Энгельгардт решил применить свои знания естественных наук для того, чтобы на примере собственного бездоходного запущенного имения Батищева в Смоленской губернии создать образцовое хозяйство. После его смерти имение было приобретено департаментом земледелия и преобразовано в Энгельгардтовскую опытную станцию.
Известна ленинская характеристика Энгельгардта, как человека замечательной наблюдательности и безусловной искренности. Энгельгардтовские «Письма из деревни», печатавшиеся в «Отечественных записках», статьи Энгельгардта: «Химические основы земледелия» и «Вопросы русского сельского хозяйства» на русском языке штудировал Маркс.
Костычев получил от этого человека доброе напутствие в жизнь. Поначалу ему пришлось разделить участь своего наставника. Он был арестован в связи с протестом студентов против произвола полиции и бесправия. В Земледельческий институт ему удалось вернуться в качестве преподавателя, а затем профессора лишь спустя много лет. Костычев организовал там химическую станцию для анализа почв и удобрений и со свойственной ему пылкостью восстал против описательного и наблюдательного докучаевского почвоведения. Он не отрицал значения классификации почв, но волновали его глубоко практические вопросы обработки почв и удобрений.

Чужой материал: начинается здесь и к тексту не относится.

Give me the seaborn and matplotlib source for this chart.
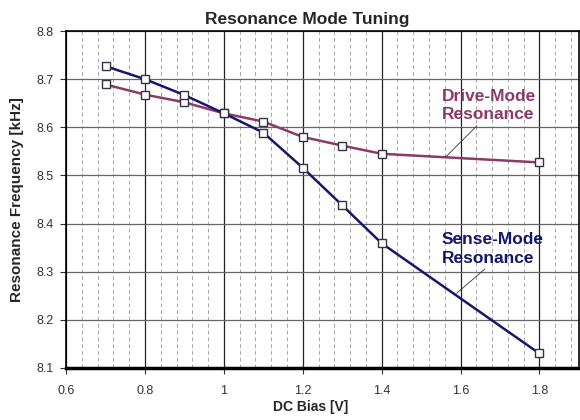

Именно Костычевым с исчерпывающей полнотой было развито учение о важности создания мелкокомковатой структуры почвы. Его агрономическая оценка структуры почвы настолько точна и всеобъемлюща, что превосходит по своей законченности все последующие повторения. Ее стоит привести здесь целиком: «Всего лучше, — писал Костычев, — когда почва будет иметь зернистое мелкокомковатое строение, тогда вода проходит, не застаиваясь, в более глубокие слои, так что после дождя промокает на всю глубину, высыхание почвы в таком состоянии происходит медленно, так что растения долго не страдают от засухи. В мелкокомковатой почве всегда есть достаточно воздуха для дыхания корней и подрастающих семян, но в то же время не бывает больших пустот, так что семена и корни всегда соприкасаются с землей… Необходимо, однако, чтобы почва обладала не только известным строением, но чтобы, кроме того, строение это было бы прочным, то есть чтобы его нелегко было уничтожить».